Martin Feldstein was Professor of Economics at Harvard University and President Emeritus of the National Bureau of Economic Research. He chaired President Ronald Reagan’s Council of Economic Advisers from 1982 to 1984. In 2006, he was appointed to President Bush's Foreign Intelligence Advisory Board, and, in 2009, was appointed to President Obama's Economic Recovery Advisory Board. He was also on the board of directors of the Council on Foreign Relations, the Trilateral Commission, and the Group of 30, a non-profit, international body that seeks greater understanding of global economic issues.
CAMBRIDGE – Why has quantitative easing coexisted with price stability in the United States? Or, as I often hear, “Why has the Federal Reserve’s printing of so much money not caused higher inflation?”

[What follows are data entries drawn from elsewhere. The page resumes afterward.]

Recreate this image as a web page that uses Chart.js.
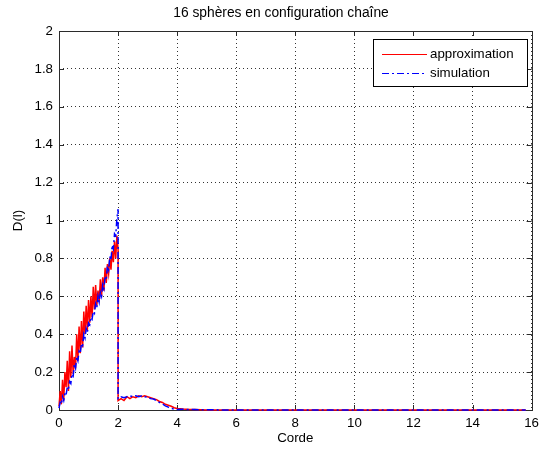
<!DOCTYPE html>
<html>
<head>
<meta charset="utf-8">
<script src="https://cdn.jsdelivr.net/npm/chart.js@4"></script>
<style>
  html, body { margin: 0; padding: 0; background: #fff; }
  #wrap { width: 544px; height: 452px; }
</style>
</head>
<body>
<div id="wrap"><canvas id="graphe" width="544" height="452"></canvas></div>
<script>
const titre = '16 sphères en configuration chaîne';
const labelX = 'Corde';
const labelY = 'D(l)';
const noms = ['approximation', 'simulation'];

const corde = [0, 0.04, 0.08, 0.12, 0.16, 0.2, 0.24, 0.28, 0.32, 0.36, 0.4, 0.44, 0.48, 0.52, 0.56, 0.6, 0.64,
  0.68, 0.72, 0.76, 0.8, 0.84, 0.88, 0.92, 0.96, 1, 1.04, 1.08, 1.12, 1.16, 1.2, 1.24, 1.28, 1.32, 1.36, 1.4,
  1.44, 1.48, 1.52, 1.56, 1.6, 1.64, 1.68, 1.72, 1.76, 1.8, 1.84, 1.88, 1.92, 1.96, 2,
  2, 2.1, 2.2, 2.3, 2.4, 2.5, 2.6, 2.7, 2.8, 2.9, 3, 3.1, 3.2, 3.3, 3.4, 3.5, 3.6, 3.7, 3.8, 3.9, 4,
  4.2, 4.4, 4.6, 4.8, 5, 6, 8, 10, 12, 14, 15.8];

const approximation = [0.02, 0.1, 0.03, 0.16, 0.05, 0.2, 0.12, 0.26, 0.1, 0.31, 0.17, 0.34, 0.19, 0.28, 0.22, 0.4, 0.26,
  0.44, 0.3, 0.47, 0.33, 0.52, 0.4, 0.55, 0.42, 0.58, 0.46, 0.6, 0.49, 0.65, 0.53, 0.66, 0.55, 0.63, 0.57, 0.69,
  0.6, 0.7, 0.63, 0.75, 0.67, 0.77, 0.72, 0.8, 0.74, 0.84, 0.78, 0.89, 0.8, 0.92, 0.85,
  0.05, 0.06, 0.05, 0.07, 0.06, 0.07, 0.065, 0.075, 0.07, 0.075, 0.07, 0.065, 0.06, 0.055, 0.045, 0.04, 0.03, 0.025, 0.02, 0.012, 0.008,
  0.005, 0.003, 0.002, 0.001, 0, 0, 0, 0, 0, 0, 0];

const simulation = [0.01, 0.04, 0.03, 0.07, 0.05, 0.09, 0.08, 0.12, 0.11, 0.15, 0.14, 0.19, 0.18, 0.24, 0.22, 0.28, 0.26,
  0.31, 0.3, 0.35, 0.34, 0.4, 0.38, 0.43, 0.41, 0.46, 0.45, 0.49, 0.48, 0.52, 0.51, 0.56, 0.54, 0.6, 0.57, 0.62,
  0.6, 0.66, 0.64, 0.7, 0.69, 0.76, 0.74, 0.81, 0.79, 0.87, 0.85, 0.93, 0.92, 1.01, 1.06,
  0.06, 0.07, 0.065, 0.07, 0.075, 0.07, 0.075, 0.07, 0.075, 0.07, 0.068, 0.06, 0.058, 0.05, 0.04, 0.032, 0.022, 0.015, 0.008, 0.005, 0.003,
  0.004, 0.002, 0.002, 0.001, 0.001, 0, 0, 0, 0, 0, 0];

const ticksX = [0, 2, 4, 6, 8, 10, 12, 14, 16];
const ticksY = [0, 0.2, 0.4, 0.6, 0.8, 1, 1.2, 1.4, 1.6, 1.8, 2];

const police = '"Liberation Sans", Arial, Helvetica, sans-serif';
const couleurs = ['#ff0000', '#0000ff'];
const tirets = [[], [7, 3, 2, 3]];

function points(ys) {
  return corde.map((x, i) => ({ x: x, y: ys[i] }));
}

function texteTick(v) {
  return String(Math.round(v * 10) / 10);
}

// cadre + graduations vers l'intérieur, comme MATLAB
const cadre = {
  id: 'cadre',
  beforeDatasetsDraw(chart) {
    const { ctx, chartArea: a, scales } = chart;
    ctx.save();
    ctx.strokeStyle = '#2b2b2b';
    ctx.lineWidth = 1;
    ctx.setLineDash([]);
    ctx.strokeRect(Math.round(a.left) + 0.5, Math.round(a.top) + 0.5,
      Math.round(a.right - a.left), Math.round(a.bottom - a.top));
    ctx.beginPath();
    ticksX.forEach(v => {
      const px = Math.round(scales.x.getPixelForValue(v)) + 0.5;
      ctx.moveTo(px, a.bottom); ctx.lineTo(px, a.bottom - 5);
      ctx.moveTo(px, a.top); ctx.lineTo(px, a.top + 5);
    });
    ticksY.forEach(v => {
      const py = Math.round(scales.y.getPixelForValue(v)) + 0.5;
      ctx.moveTo(a.left, py); ctx.lineTo(a.left + 5, py);
      ctx.moveTo(a.right, py); ctx.lineTo(a.right - 5, py);
    });
    ctx.stroke();
    // titre
    ctx.fillStyle = '#000';
    ctx.font = '13.8px ' + police;
    ctx.textAlign = 'center';
    ctx.textBaseline = 'middle';
    ctx.fillText(titre, 281, 13);
    ctx.restore();
  }
};

// légende encadrée en haut à droite
const legende = {
  id: 'legende',
  afterDraw(chart) {
    const { ctx } = chart;
    const x0 = 373.5, y0 = 39.5, w = 154, h = 47;
    ctx.save();
    ctx.fillStyle = '#fff';
    ctx.fillRect(x0, y0, w, h);
    ctx.strokeStyle = '#000';
    ctx.lineWidth = 1;
    ctx.strokeRect(x0, y0, w, h);
    ctx.font = '13.3px ' + police;
    ctx.textBaseline = 'middle';
    ctx.fillStyle = '#000';
    noms.forEach((nom, i) => {
      const y = 54.5 + i * 19;
      ctx.strokeStyle = couleurs[i];
      ctx.setLineDash(tirets[i]);
      ctx.beginPath();
      ctx.moveTo(382, y); ctx.lineTo(427, y);
      ctx.stroke();
      ctx.setLineDash([]);
      ctx.fillText(nom, 430, y);
    });
    ctx.restore();
  }
};

new Chart(document.getElementById('graphe'), {
  type: 'line',
  data: {
    datasets: [
      { label: noms[0], data: points(approximation), borderColor: couleurs[0], borderWidth: 1.5, pointRadius: 0, tension: 0, clip: 3, order: 2 },
      { label: noms[1], data: points(simulation), borderColor: couleurs[1], borderWidth: 1.5, borderDash: tirets[1], pointRadius: 0, tension: 0, clip: 3, order: 1 }
    ]
  },
  options: {
    responsive: false,
    animation: false,
    layout: { padding: { left: 0, right: 8, top: 31, bottom: 0 } },
    plugins: {
      legend: { display: false },
      tooltip: { enabled: false },
      title: { display: false }
    },
    scales: {
      x: {
        type: 'linear',
        min: 0, max: 16,
        afterBuildTicks: s => { s.ticks = ticksX.map(v => ({ value: v })); },
        afterFit: s => { s.height = 42; },
        grid: { color: '#333', lineWidth: 1, drawTicks: false },
        border: { display: false, dash: [1, 3] },
        ticks: { color: '#000', padding: 5, maxRotation: 0, callback: texteTick, font: { family: police, size: 13.3 } },
        title: { display: true, text: labelX, color: '#000', padding: { top: 6, bottom: 6 }, font: { family: police, size: 13.3 } }
      },
      y: {
        min: 0, max: 2,
        afterBuildTicks: s => { s.ticks = ticksY.map(v => ({ value: v })); },
        afterFit: s => { s.width = 59; },
        grid: { color: '#333', lineWidth: 1, drawTicks: false },
        border: { display: false, dash: [1, 3] },
        ticks: { color: '#000', padding: 6, callback: texteTick, font: { family: police, size: 13.3 } },
        title: { display: true, text: labelY, color: '#000', padding: { top: 10, bottom: 10 }, font: { family: police, size: 13.3 } }
      }
    }
  },
  plugins: [cadre, legende]
});
</script>
</body>
</html>
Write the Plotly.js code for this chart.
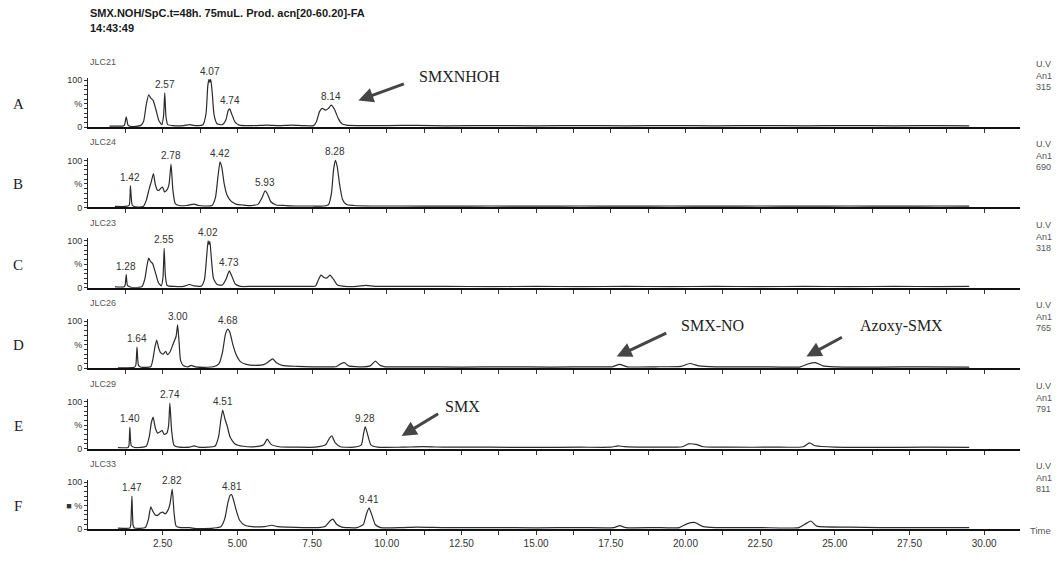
<!DOCTYPE html>
<html><head><meta charset="utf-8">
<script src="https://cdn.plot.ly/plotly-3.0.1.min.js"></script>
<style>html,body{margin:0;padding:0;background:#fff}#chart{width:1064px;height:563px}</style>
</head><body><div id="chart"></div>
<script>
const titleLine1 = 'SMX.NOH/SpC.t=48h. 75muL. Prod. acn[20-60.20]-FA';
const titleLine2 = '14:43:49';
const panelNames = ['JLC21','JLC24','JLC23','JLC26','JLC29','JLC33'];
const panelLetters = ['A','B','C','D','E','F'];
const detectorCodes = ['315','690','318','765','791','811'];
const xTickVals = [1.25,2.5,3.75,5,6.25,7.5,8.75,10,11.25,12.5,13.75,15,16.25,17.5,18.75,20,21.25,22.5,23.75,25,26.25,27.5,28.75,30];
const xTickText = ['','2.50','','5.00','','7.50','','10.00','','12.50','','15.00','','17.50','','20.00','','22.50','','25.00','','27.50','','30.00'];
const yTickVals = [0,10,20,30,40,50,60,70,80,90,100];
const yTickText = ['0','','','','','%','','','','','100'];

// chromatogram traces: [time (min), intensity (%)]
const traceA = [[0.72,2],[1.15,2],[1.22,4],[1.28,22],[1.34,4],[1.45,1],[1.75,3],[1.86,12],[1.95,48],[2.03,69],[2.10,62],[2.18,57],[2.27,38],[2.37,14],[2.47,5],[2.53,25],[2.57,73],[2.61,22],[2.67,5],[2.85,3],[3.20,3],[3.40,5],[3.58,3],[3.85,5],[3.95,28],[4.01,88],[4.05,102],[4.08,96],[4.11,102],[4.16,72],[4.22,26],[4.32,7],[4.50,5],[4.62,16],[4.69,35],[4.74,39],[4.81,28],[4.92,11],[5.06,4],[5.50,3],[6.00,4],[6.40,3],[6.80,4],[7.20,3],[7.55,3],[7.65,12],[7.75,33],[7.84,40],[7.95,36],[8.05,40],[8.14,47],[8.25,38],[8.38,18],[8.50,7],[8.65,4],[9.00,3],[10.0,3],[11.0,3.5],[12.0,2.5],[13.5,3],[15.0,2.5],[16.5,3],[18.0,2.5],[19.5,3],[21.0,2.5],[22.5,3],[24.0,2.5],[25.5,3],[27.0,2.5],[28.5,3],[29.5,2.5]];
const traceB = [[0.9,2],[1.25,2],[1.38,5],[1.42,46],[1.48,5],[1.58,1],[1.85,2],[1.95,15],[2.05,40],[2.12,55],[2.19,72],[2.25,50],[2.31,38],[2.37,36],[2.44,41],[2.50,43],[2.56,33],[2.63,36],[2.71,48],[2.78,92],[2.84,38],[2.92,8],[3.05,4],[3.30,4],[3.55,7],[3.70,4],[3.90,3],[4.15,4],[4.27,22],[4.35,65],[4.42,97],[4.48,85],[4.56,50],[4.65,27],[4.78,14],[4.95,7],[5.20,5],[5.50,4],[5.70,7],[5.82,20],[5.93,35],[6.02,27],[6.12,12],[6.30,5],[6.60,4],[7.00,3],[7.50,3],[7.90,3],[8.05,6],[8.15,30],[8.22,80],[8.28,100],[8.34,88],[8.42,50],[8.52,17],[8.65,6],[8.90,4],[9.50,3],[10.5,3],[12,2.5],[13.5,3],[15,2.5],[16.5,3],[18,2.5],[19.5,3],[21,2.5],[22.5,3],[24,2.5],[25.5,3],[27,2.5],[28.5,3],[29.5,2.5]];
const traceC = [[0.9,2],[1.20,2],[1.24,5],[1.28,28],[1.32,5],[1.45,1],[1.80,2],[1.90,18],[1.97,45],[2.03,63],[2.09,56],[2.16,52],[2.25,34],[2.35,12],[2.45,4],[2.51,22],[2.55,84],[2.59,26],[2.65,5],[2.90,3],[3.20,3],[3.40,7],[3.55,4],[3.80,4],[3.90,18],[3.97,65],[4.02,100],[4.05,92],[4.08,99],[4.13,62],[4.20,20],[4.32,7],[4.50,6],[4.62,18],[4.73,36],[4.82,24],[4.93,8],[5.10,3],[5.50,3],[6.50,3],[7.50,3],[7.62,4],[7.72,18],[7.80,27],[7.90,22],[8.00,21],[8.10,27],[8.22,18],[8.35,6],[8.60,3],[9.00,3],[9.30,5],[9.60,3],[10.5,3],[12,3],[13.5,2.5],[15,3],[16.5,2.5],[18,3],[19.5,2.5],[21,3],[22.5,2.5],[24,3],[25.5,2.5],[27,3],[28.5,2.5],[29.5,3]];
const traceD = [[1.00,1],[1.55,2],[1.60,6],[1.64,45],[1.69,6],[1.78,2],[2.10,3],[2.17,18],[2.24,45],[2.30,60],[2.36,44],[2.43,33],[2.52,30],[2.60,36],[2.66,29],[2.74,34],[2.84,50],[2.95,68],[3.00,92],[3.05,55],[3.10,16],[3.20,5],[3.35,3],[3.45,6],[3.60,3],[4.00,2],[4.20,3],[4.38,9],[4.50,33],[4.60,72],[4.68,83],[4.75,76],[4.85,50],[4.95,30],[5.10,14],[5.30,8],[5.60,6],[5.90,8],[6.05,14],[6.18,20],[6.30,12],[6.50,6],[7.00,4],[7.50,3],[8.00,3],[8.30,3],[8.45,9],[8.58,12],[8.72,5],[9.20,3],[9.45,5],[9.62,15],[9.78,6],[9.95,3],[11,3],[12.5,2.5],[14,3],[15.5,2.5],[17,3],[17.55,3],[17.8,8],[18.05,3],[19,3],[19.85,4],[20.15,10],[20.45,5],[21,3],[22.5,3],[23.85,3],[24.1,9],[24.35,12],[24.6,5],[25,3],[26.5,2.5],[28,3],[29.5,2.5]];
const traceE = [[1.00,2],[1.33,2],[1.37,6],[1.40,45],[1.45,6],[1.58,2],[1.95,5],[2.05,25],[2.12,55],[2.18,67],[2.25,45],[2.33,33],[2.42,36],[2.48,39],[2.55,30],[2.64,33],[2.70,50],[2.74,97],[2.80,38],[2.88,7],[3.05,3],[3.40,3],[3.55,6],[3.70,3],[4.00,3],[4.25,5],[4.37,25],[4.45,62],[4.51,82],[4.58,64],[4.66,48],[4.76,24],[4.92,10],[5.20,5],[5.60,4],[5.88,8],[6.00,20],[6.13,9],[6.40,4],[7.00,3],[7.60,3],[7.95,8],[8.08,22],[8.16,27],[8.28,12],[8.45,4],[8.90,3],[9.15,8],[9.22,30],[9.28,47],[9.36,30],[9.47,8],[9.70,3],[10.5,3],[11.2,4],[12,3],[13.5,3],[15,2.5],[16.5,3],[17.5,3],[17.75,6],[17.95,4],[19,3],[19.9,4],[20.1,10],[20.35,9],[20.6,4],[21.5,3],[23,3],[23.95,4],[24.15,12],[24.35,6],[25,3],[26.5,2.5],[28,3],[29.5,2.5]];
const traceF = [[1.00,2],[1.40,2],[1.43,8],[1.47,70],[1.51,8],[1.56,2],[1.92,3],[2.02,20],[2.10,47],[2.17,38],[2.25,30],[2.33,29],[2.42,34],[2.50,36],[2.58,32],[2.66,38],[2.74,52],[2.82,85],[2.88,35],[2.95,6],[3.10,3],[3.40,3],[3.60,1],[3.90,1],[4.20,2],[4.45,5],[4.58,22],[4.68,55],[4.76,72],[4.81,73],[4.88,60],[4.97,38],[5.08,18],[5.25,8],[5.50,5],[5.90,5],[6.15,8],[6.35,5],[6.70,4],[7.20,3],[7.70,3],[7.95,6],[8.10,17],[8.20,21],[8.32,10],[8.50,4],[9.00,3],[9.22,10],[9.32,32],[9.41,45],[9.50,30],[9.62,9],[9.80,3],[10.5,3],[11,4],[12,3],[13.5,3],[15,2.5],[16.5,3],[17.6,3],[17.8,7],[18.0,3],[19,3],[19.8,3],[20.05,11],[20.3,14],[20.6,5],[21,3],[22.5,3],[23.8,3],[24.05,12],[24.2,17],[24.4,6],[25.5,4],[26.5,3],[28,3],[29.5,3]];

// retention-time labels shown above peaks
const peakLabelsA = ['2.57','4.07','4.74','8.14'];
const peakLabelsB = ['1.42','2.78','4.42','5.93','8.28'];
const peakLabelsC = ['1.28','2.55','4.02','4.73'];
const peakLabelsD = ['1.64','3.00','4.68'];
const peakLabelsE = ['1.40','2.74','4.51','9.28'];
const peakLabelsF = ['1.47','2.82','4.81','9.41'];

// compound call-outs: [text, panel index, arrow-head time, arrow-head %]
const callouts = [['SMXNHOH',0,9.05,57],['SMX-NO',3,17.7,25],['Azoxy-SMX',3,24.05,25],['SMX',4,10.5,27]];

const traces = [traceA,traceB,traceC,traceD,traceE,traceF];
const peakLabels = [peakLabelsA,peakLabelsB,peakLabelsC,peakLabelsD,peakLabelsE,peakLabelsF];

// ---- layout geometry ----
const W=1064,H=563, mL=88, mR=44, mT=78, mB=34;
const plotH = H-mT-mB, plotW = W-mL-mR;
const axisPx = i => 127 + 80.4*i;         // pixel row of each panel's 0-line
const panelPx = 49.35;                     // pixel height of panel domain (0..105)
const toPaper = px => (H-mB-px)/plotH;
const toPaperX = px => (px-mL)/plotW;
const ann = [];
const data = [];
const layout = {
  width:W, height:H, margin:{l:mL,r:mR,t:mT,b:mB},
  paper_bgcolor:'#fff', plot_bgcolor:'rgba(0,0,0,0)', showlegend:false,
  font:{family:'Liberation Sans, Arial, sans-serif', color:'#333', size:9},
  annotations: ann
};

const textPos = [[459,76],[712,325],[901,326],[462,406]];
const arrowOff = [[47,-17],[51,-24],[37,-20],[38,-23]];

traces.forEach((tr,i)=>{
  const n = i===0 ? '' : String(i+1);
  const bottom = toPaper(axisPx(i));
  const top = bottom + panelPx/plotH;
  data.push({
    x: tr.map(p=>p[0]), y: tr.map(p=>p[1]),
    xaxis:'x'+n, yaxis:'y'+n, type:'scatter', mode:'lines',
    line:{color:'#2b2b2b', width:1.2, shape:'spline', smoothing:0.5},
    hoverinfo:'skip'
  });
  const isLast = i===traces.length-1;
  layout['xaxis'+n] = {
    anchor:'y'+n, domain:[0,1], range:[0,31.2], matches: i===0?undefined:'x',
    showline:true, linecolor:'#111', linewidth:2, showgrid:false, zeroline:false,
    ticks:'outside', ticklen:4, tickcolor:'#333', tickwidth:1,
    tickmode:'array', tickvals:xTickVals, ticktext:xTickText,
    showticklabels:isLast, tickfont:{size:10, color:'#333'}
  };
  layout['yaxis'+n] = {
    anchor:'x'+n, domain:[bottom, top], range:[0,105],
    showline:true, linecolor:'#222', linewidth:1, showgrid:false, zeroline:false,
    ticks:'outside', ticklen:3, tickcolor:'#333',
    tickmode:'array', tickvals:yTickVals,
    ticktext: yTickText.map(s => (i===5 && s==='%') ? '\u25A0 %' : s),
    tickfont:{size:9, color:'#333'}
  };
  ann.push({xref:'paper', yref:'paper', x:0, y:toPaper(axisPx(i)-65), xanchor:'left', yanchor:'middle',
    text:panelNames[i], showarrow:false, font:{size:9, color:'#555'}});
  ann.push({xref:'paper', yref:'paper', x:toPaperX(18), y:toPaper(axisPx(i)-23), xanchor:'center', yanchor:'middle',
    text:panelLetters[i], showarrow:false, font:{family:'Liberation Serif, serif', size:15, color:'#222'}});
  ann.push({xref:'paper', yref:'paper', x:toPaperX(1034), y:toPaper(axisPx(i)-70), xanchor:'left', yanchor:'top', align:'left',
    text:'U.V<br>An1<br>'+detectorCodes[i], showarrow:false, font:{size:9, color:'#555'}});
  peakLabels[i].forEach(lbl=>{
    const t = parseFloat(lbl);
    let best = tr[0];
    tr.forEach(p=>{ if(Math.abs(p[0]-t)<0.08 && p[1]>best[1]) best=p; });
    if(Math.abs(best[0]-t)>=0.08) best=[t,50];
    ann.push({xref:'x'+n, yref:'y'+n, x:t, y:Math.min(best[1],100), xanchor:'center', yanchor:'bottom', yshift:1,
      text:lbl, showarrow:false, font:{size:10, color:'#333'}});
  });
});

ann.push({xref:'paper', yref:'paper', x:0, y:toPaper(13), xanchor:'left', yanchor:'middle', text:titleLine1,
  showarrow:false, font:{size:11, color:'#1a1a1a', weight:'bold'}});
ann.push({xref:'paper', yref:'paper', x:0, y:toPaper(28), xanchor:'left', yanchor:'middle', text:titleLine2,
  showarrow:false, font:{size:11, color:'#1a1a1a', weight:'bold'}});
ann.push({xref:'paper', yref:'paper', x:toPaperX(1028), y:toPaper(530), xanchor:'left', yanchor:'middle', text:'Time',
  showarrow:false, font:{size:9.5, color:'#555'}});

callouts.forEach((c,k)=>{
  const n = c[1]===0 ? '' : String(c[1]+1);
  ann.push({xref:'x'+n, yref:'y'+n, x:c[2], y:c[3], text:'', showarrow:true, arrowhead:2, arrowsize:1,
    arrowwidth:3, arrowcolor:'#454545', ax:arrowOff[k][0], ay:arrowOff[k][1], standoff:0});
  ann.push({xref:'paper', yref:'paper', x:toPaperX(textPos[k][0]), y:toPaper(textPos[k][1]), xanchor:'center', yanchor:'middle',
    text:c[0], showarrow:false, font:{family:'Liberation Serif, serif', size:16, color:'#222'}});
});

Plotly.newPlot('chart', data, layout, {staticPlot:true, displayModeBar:false});
</script></body></html>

Inflation has certainly been very low. During the past five years, the consumer price index has increased at an annual rate of just 1.5%. The Fed’s preferred measure of inflation – the price index for personal consumption expenditures, excluding food and energy – also rose at a rate of just 1.5%.
By contrast, the Fed’s purchases of long-term bonds during this period has been unprecedentedly large. The Fed bought more than $2 trillion of Treasury bonds and mortgage-backed securities, nearly ten times the annual rate of bond purchases during the previous decade. In the last year alone, the stock of bonds on the Fed’s balance sheet has risen more than 20%.